The country’s largest chaebols have faced legal battles and convictions in recent years, but these episodes often end with the industrialists receiving pardons.

Mr. Lee might not be arrested at all. That will be decided this week.

Prosecutors say Samsung made payments in exchange for a decision by the government-controlled National Pension Service to support a contentious 2015 merger of two Samsung affiliates. Analysts say the merger helped Mr. Lee inherit control of Samsung from his father.

In a statement on Monday, Samsung denied any bribery or making “improper requests related to the merger of Samsung affiliates or the leadership transition.” But the move by prosecutors casts Mr. Lee in a different light, as a leader similar to his father, who was convicted of white-collar crimes but pardoned twice. It also could raise questions about Mr. Lee’s pledge to make Samsung more transparent and more responsive to shareholders.

South Korea’s president, Ms. Park, has denied wrongdoing.

Mr. Lee, who goes by Jay Y. Lee in the West, is part of the third generation of the Lee family to lead the conglomerate. While his father was widely seen as old-fashioned, Mr. Lee has been painted by Samsung as equally comfortable in Silicon Valley and in the boardroom, as a leader who could open up the clannish business and reinvigorate Samsung’s flagging reputation for innovation in consumer technology.
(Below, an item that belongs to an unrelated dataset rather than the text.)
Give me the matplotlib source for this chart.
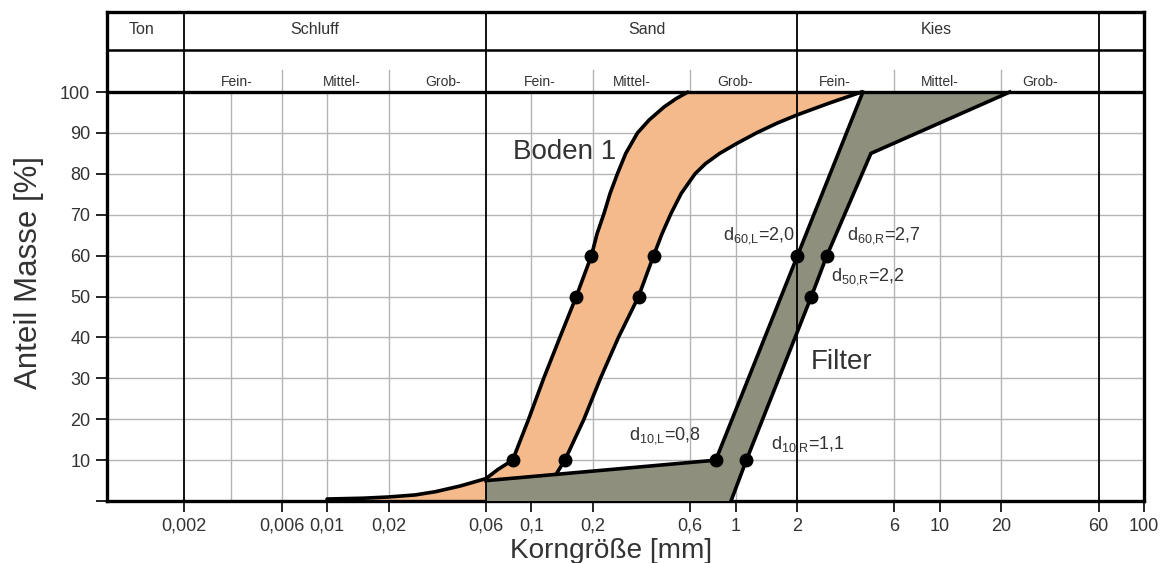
import matplotlib.pyplot as plt

plt.rcParams['font.family'] = ['Liberation Sans', 'DejaVu Sans']
plt.rcParams['mathtext.default'] = 'regular'

# x axis (grain size in mm)
tick_values = [0.002, 0.006, 0.01, 0.02, 0.06, 0.1, 0.2, 0.6, 1, 2, 6, 10, 20, 60, 100]
tick_labels = ['0,002', '0,006', '0,01', '0,02', '0,06', '0,1', '0,2', '0,6',
               '1', '2', '6', '10', '20', '60', '100']
major_bounds = [0.002, 0.06, 2, 60]
sub_bounds = [0.006, 0.02, 0.2, 0.6, 6, 20]
minor_grid = [0.0034, 0.01, 0.1, 1, 10]

# header rows
main_names = ['Ton', 'Schluff', 'Sand', 'Kies']
main_pos = [0.00124, 0.0087, 0.37, 9.6]
sub_names = ['Fein-', 'Mittel-', 'Grob-'] * 3
sub_pos = [0.0036, 0.0118, 0.037, 0.11, 0.31, 1.0, 3.07, 10, 31]

# Boden 1 band
boden_left_d = [0.01, 0.015, 0.02, 0.027, 0.034, 0.045, 0.06, 0.069, 0.081, 0.097,
                0.115, 0.138, 0.166, 0.197, 0.210, 0.227, 0.243, 0.264, 0.290, 0.331,
                0.378, 0.448, 0.512, 0.584]
boden_left_p = [0.5, 0.7, 1, 1.5, 2.3, 3.7, 5.5, 7.8, 10, 20,
                30, 40, 50, 60, 65.4, 70.3, 75.2, 80, 85, 90,
                93.2, 96.4, 98.4, 100]
boden_right_d = [0.132, 0.146, 0.181, 0.218, 0.267, 0.335, 0.397, 0.437, 0.483, 0.542,
                 0.633, 0.713, 0.836, 1.02, 1.265, 1.598, 2.0, 2.84, 4.13]
boden_right_p = [6.5, 10, 20, 30, 40, 50, 60, 65.4, 70.3, 75.2,
                 80, 82.5, 85, 87.5, 90, 92.4, 94.4, 97.2, 100]
boden_base_d = [0.1, 0.01]
boden_base_p = [0, 0]
boden_dot_d = [0.081, 0.166, 0.197, 0.146, 0.335, 0.397]
boden_dot_p = [10, 50, 60, 10, 50, 60]

# Filter band
filter_left_d = [0.06, 0.8, 4.2]
filter_left_p = [5, 10, 100]
filter_right_d = [0.95, 1.13, 2.35, 2.8, 4.6, 22]
filter_right_p = [0, 10, 50, 60, 85, 100]
filter_dot_d = [0.8, 2.0, 1.13, 2.35, 2.8]
filter_dot_p = [10, 60, 10, 50, 60]

text_col = '#333333'
grid_col = '#b4b4b4'
y_top = 119.56
y_mid = 110.27


def main():
    fig = plt.figure(figsize=(11.63, 5.63), dpi=100)
    ax = fig.add_axes([0.092, 0.110, 0.8917, 0.8686])
    ax.set_xscale('log')
    ax.set_xlim(8.37e-4, 100)
    ax.set_ylim(0, y_top)

    # grid
    for y in range(10, 100, 10):
        ax.axhline(y, color=grid_col, lw=1, zorder=1)
    for x in minor_grid:
        ax.plot([x, x], [0, 100], color=grid_col, lw=1, zorder=1)
    for x in sub_bounds:
        ax.plot([x, x], [0, 105.4], color=grid_col, lw=1, zorder=1)
    for x in major_bounds:
        ax.axvline(x, color='black', lw=1.3, zorder=6)
    ax.axhline(100, color='black', lw=2.4, zorder=6)
    ax.axhline(y_mid, color='black', lw=1.8, zorder=6)

    # Boden 1 fill
    bx = boden_left_d + boden_right_d[::-1] + boden_base_d
    by = boden_left_p + boden_right_p[::-1] + boden_base_p
    ax.fill(bx, by, color='#f4ba8c', lw=0, zorder=2)

    # Filter fill
    fx = [0.06] + filter_left_d + filter_right_d[::-1] + [0.06]
    fy = [0] + filter_left_p + filter_right_p[::-1] + [0]
    ax.fill(fx, fy, color='#8f8f7d', lw=0, zorder=3)

    # curves
    ax.plot(boden_left_d, boden_left_p, color='black', lw=2.6, zorder=4, solid_capstyle='round')
    ax.plot(boden_right_d, boden_right_p, color='black', lw=2.6, zorder=4, solid_capstyle='round')
    ax.plot(filter_left_d, filter_left_p, color='black', lw=2.6, zorder=4, solid_joinstyle='miter')
    ax.plot(filter_right_d, filter_right_p, color='black', lw=2.6, zorder=4, solid_joinstyle='miter')
    ax.plot(boden_dot_d, boden_dot_p, 'o', color='black', ms=9, zorder=5)
    ax.plot(filter_dot_d, filter_dot_p, 'o', color='black', ms=9, zorder=5)

    # labels in plot
    ax.text(0.081, 85.3, 'Boden 1', fontsize=20, color=text_col, va='center', zorder=7)
    ax.text(2.33, 34.1, 'Filter', fontsize=20, color=text_col, va='center', zorder=7)
    ax.text(1.95, 65, r'd$_{60{,}L}$=2,0', fontsize=13, color=text_col, ha='right', va='center', zorder=7)
    ax.text(3.52, 65, r'd$_{60{,}R}$=2,7', fontsize=13, color=text_col, va='center', zorder=7)
    ax.text(2.92, 54.8, r'd$_{50{,}R}$=2,2', fontsize=13, color=text_col, va='center', zorder=7)
    ax.text(0.30, 16.1, r'd$_{10{,}L}$=0,8', fontsize=13, color=text_col, va='center', zorder=7)
    ax.text(1.49, 13.7, r'd$_{10{,}R}$=1,1', fontsize=13, color=text_col, va='center', zorder=7)

    # header texts
    for name, x in zip(main_names, main_pos):
        ax.text(x, 115.2, name, fontsize=11.5, color=text_col, ha='center', va='center')
    for name, x in zip(sub_names, sub_pos):
        ax.text(x, 102.4, name, fontsize=10, color=text_col, ha='center', va='center')

    # axes
    ax.set_xticks(tick_values)
    ax.set_xticklabels(tick_labels)
    ax.minorticks_off()
    ax.set_yticks(range(0, 101, 10))
    ax.set_yticklabels([''] + [str(v) for v in range(10, 101, 10)])
    ax.tick_params(axis='both', direction='out', length=8, width=1.2, labelsize=13,
                   labelcolor=text_col, pad=4)
    for val, tick in zip(tick_values, ax.xaxis.get_major_ticks()):
        if val not in major_bounds and val != 100:
            tick.tick1line.set_color(grid_col)
    for side in ['left', 'right', 'top', 'bottom']:
        ax.spines[side].set_linewidth(2.4)
    ax.set_xlabel('Korngröße [mm]', fontsize=20.2, color=text_col, va='center')
    ax.xaxis.set_label_coords(0.4865, -0.102)
    ax.set_ylabel('Anteil Masse [%]', fontsize=22.5, color=text_col)
    ax.yaxis.set_label_coords(-0.061, 0.468)

    plt.savefig('out.png', dpi=100)


if __name__ == '__main__':
    main()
Samsung is the world’s biggest maker of cellphones.

“Beyond the arrest itself, this is going to be a big blow to the narrative they’ve been building,” said Geoffrey Cain, the author of a coming book on Samsung. “It’s hard to convince shareholders and partners they are a hip Silicon Valley-style company when these charges show them to be a company run like a feudal dynasty.”
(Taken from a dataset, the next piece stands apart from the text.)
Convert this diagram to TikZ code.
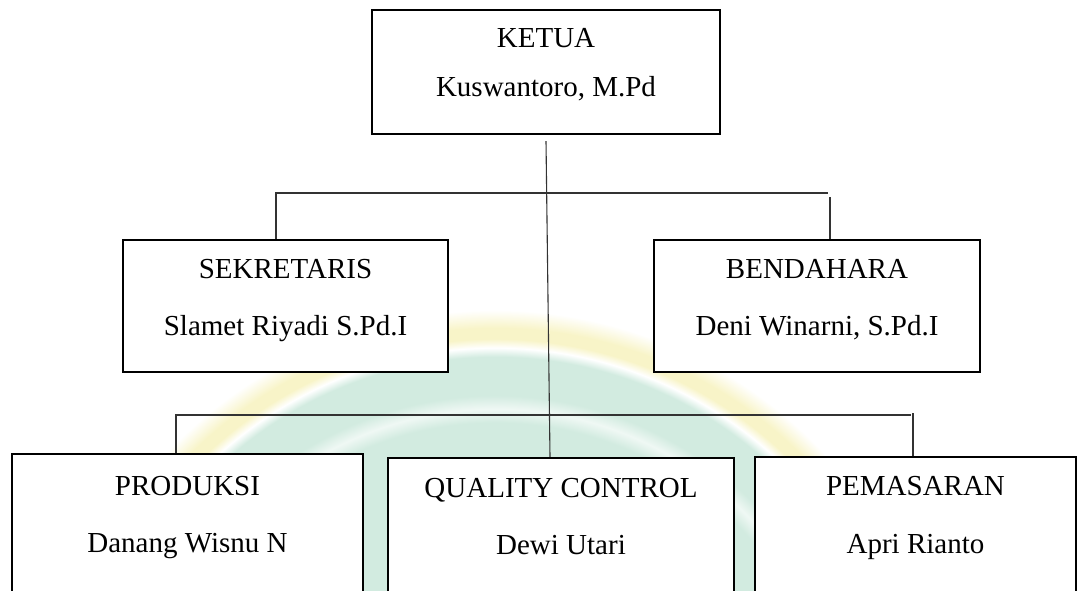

Samsung is in effect a collection of widely disparate companies, each with an autonomous, professional management team. Samsung Electronics, the most important of those companies, is broken into high-functioning business units. Because of that, some observers say that the company could continue to run smoothly without Mr. Lee.

Important matters that require Mr. Lee’s imprimatur could be delayed amid the distractions, said Mark Newman, an analyst at Sanford C. Bernstein and Company. “I think that’s the thing you need to worry about: big decisions,” he said.
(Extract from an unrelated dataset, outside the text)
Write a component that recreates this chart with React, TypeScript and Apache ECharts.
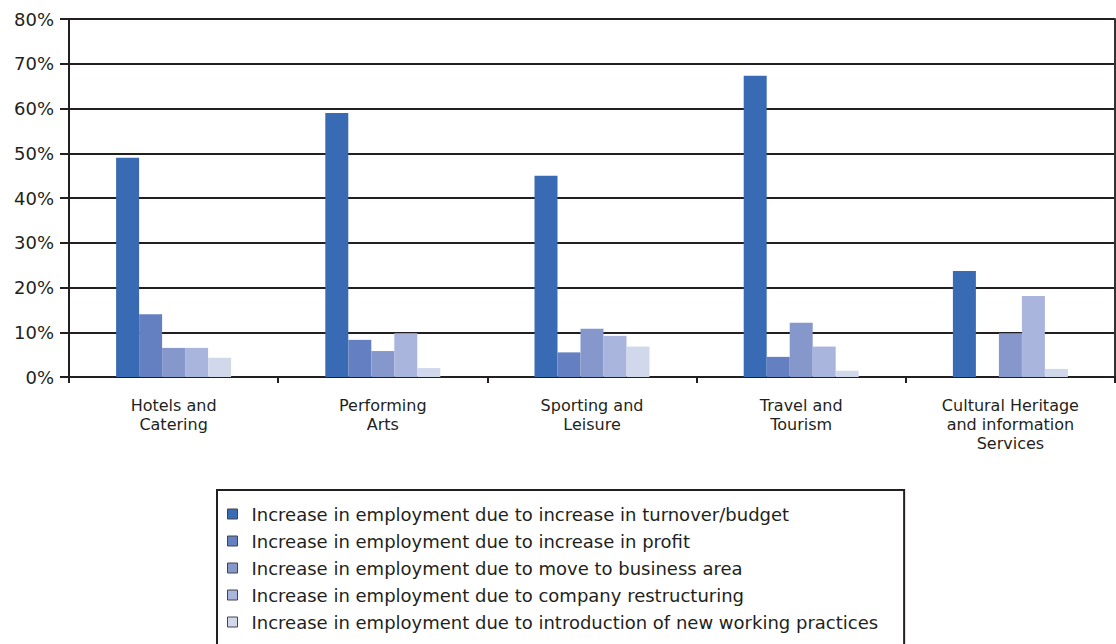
import React, { useEffect, useRef } from "react";
import * as echarts from "echarts";

const categories = [
  "Hotels and\nCatering",
  "Performing\nArts",
  "Sporting and\nLeisure",
  "Travel and\nTourism",
  "Cultural Heritage\nand information\nServices",
];

const seriesNames = [
  "Increase in employment due to increase in turnover/budget",
  "Increase in employment due to increase in profit",
  "Increase in employment due to move to business area",
  "Increase in employment due to company restructuring",
  "Increase in employment due to introduction of new working practices",
];

const turnover = [49, 59, 45, 67.3, 23.7];
const profit = [14, 8.3, 5.5, 4.5, 0];
const businessArea = [6.5, 5.8, 10.8, 12.1, 9.8];
const restructuring = [6.5, 9.8, 9.2, 6.8, 18.1];
const workingPractices = [4.3, 2.0, 6.8, 1.4, 1.8];

const seriesValues = [turnover, profit, businessArea, restructuring, workingPractices];
const colors = ["#386BB3", "#6480C0", "#8698CB", "#A9B5DC", "#D1D8EC"];

const yTicks = [0, 10, 20, 30, 40, 50, 60, 70, 80];

const FONT = "'DejaVu Sans', sans-serif";
const TXT = "#231f20";

export default function App() {
  const ref = useRef<HTMLDivElement>(null);
  useEffect(() => {
    document.body.style.margin = "0";
    const chart = echarts.init(ref.current!, null, { renderer: "svg" });
    chart.setOption({
      animation: false,
      backgroundColor: "#ffffff",
      textStyle: { fontFamily: FONT },
      grid: { left: 69, right: 1, top: 19, bottom: 267, containLabel: false },
      xAxis: {
        type: "category",
        data: categories,
        axisLine: { show: true, lineStyle: { color: TXT, width: 2 } },
        axisTick: { show: true, length: 6, lineStyle: { color: TXT, width: 2 } },
        axisLabel: {
          color: TXT,
          fontSize: 16,
          lineHeight: 19,
          margin: 19,
          fontFamily: FONT,
          interval: 0,
        },
      },
      yAxis: [
        {
          type: "value",
          min: yTicks[0],
          max: yTicks[yTicks.length - 1],
          interval: 10,
          axisLine: { show: true, lineStyle: { color: TXT, width: 2 } },
          axisTick: { show: true, length: 9, lineStyle: { color: TXT, width: 2 } },
          axisLabel: {
            color: TXT,
            fontSize: 18,
            margin: 15,
            fontFamily: FONT,
            formatter: (v: number) => v + "%",
          },
          splitLine: { show: true, lineStyle: { color: TXT, width: 2 } },
        },
        {
          type: "value",
          position: "right",
          min: 0,
          max: 80,
          interval: 10,
          axisLine: { show: true, lineStyle: { color: "#333", width: 2 } },
          axisTick: { show: false },
          axisLabel: { show: false },
          splitLine: { show: false },
        },
      ],
      legend: {
        orient: "vertical",
        left: 217,
        top: 490,
        height: 200,
        padding: [14, 26, 24, 10],
        itemWidth: 10,
        itemHeight: 10,
        itemGap: 7,
        icon: "rect",
        borderColor: TXT,
        borderWidth: 2,
        itemStyle: { borderColor: "#444", borderWidth: 1 },
        textStyle: { color: TXT, fontSize: 18, lineHeight: 20, fontFamily: FONT, padding: [0, 0, 0, 9] },
        data: seriesNames,
      },
      series: seriesNames.map((name, i) => ({
        name,
        type: "bar",
        data: seriesValues[i],
        barWidth: 23,
        barGap: "0%",
        itemStyle: { color: colors[i] },
      })),
    });
    return () => chart.dispose();
  }, []);
  return <div ref={ref} style={{ width: 1116, height: 644 }} />;
}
If executives lower in the hierarchy are implicated, day-to-day operations could become complicated. According to South Korean news reports, other top company leaders have been questioned.

Mr. Lee’s role at Samsung is not necessarily imperiled. South Korea has a long history of pardoning the leaders of its largest family-run companies. Because of Samsung’s size, past efforts to penalize the company or its executives have been met with worries about the effect on South Korea’s economy.

But Mr. Lee’s problems could influence the company’s strategic decisions at a time of major challenges, such as how to bounce back from the debacle over its Galaxy Note 7. A spate of fires last year forced Samsung to recall and then cease production of the phone, tarnishing the company’s name and making it the object of airline safety announcements and jokes on American late-night talk shows.

Analysts highlighted two executives who run large parts of the company’s operations who they said could take on more responsibility. One is Kwon Oh-hyun, who helped Samsung become a leader in memory and semiconductor operations. The other, Choi Gee-sung, was crucial in building the company’s television unit, which eclipsed Sony’s a decade ago.

Mr. Lee, 48, is vice chairman of Samsung, but he has been widely considered the company’s de facto leader since his father, Lee Kun-hee, had a heart attack in 2014. The elder Mr. Lee led Samsung from its roots as a components supplier to a maker of consumer products, establishing a global brand and shedding a reputation for cheap goods. In one example of his drive, two decades ago he gathered 150,000 Samsung phones that failed quality tests and set them on fire.

Under the younger Mr. Lee, Samsung has focused again on components, a sector that has benefited from companies wanting to add features to their phones. Late last year, the company struck an $8 billion deal to buy Harman International to make smart components for cars.

But Mr. Lee has also pledged to make changes to ensure that Samsung’s corporate governance meets international standards. As a family-controlled group with dense links among its units, the corporation has a structure that has drawn criticism from some investors.

Samsung has also pressed for cultural changes to foster innovation and a start-up-style environment, and Mr. Lee has been portrayed as a part of that shift. At Samsung, he is credited with negotiating an important deal with Steve Jobs to help make the Apple iPod.

“Start-up Samsung,” an initiative announced last year, sought to relax what many described as a strict corporate culture. Announced with a coordinated pledge by top executives, the push was derided by some in the technology news media as evidence of Samsung’s top-down structure.

Despite such efforts, Samsung has not followed up with a next act in the wake of the Galaxy Note 7 debacle, and prominent projects like creating an operating system have largely been considered failures.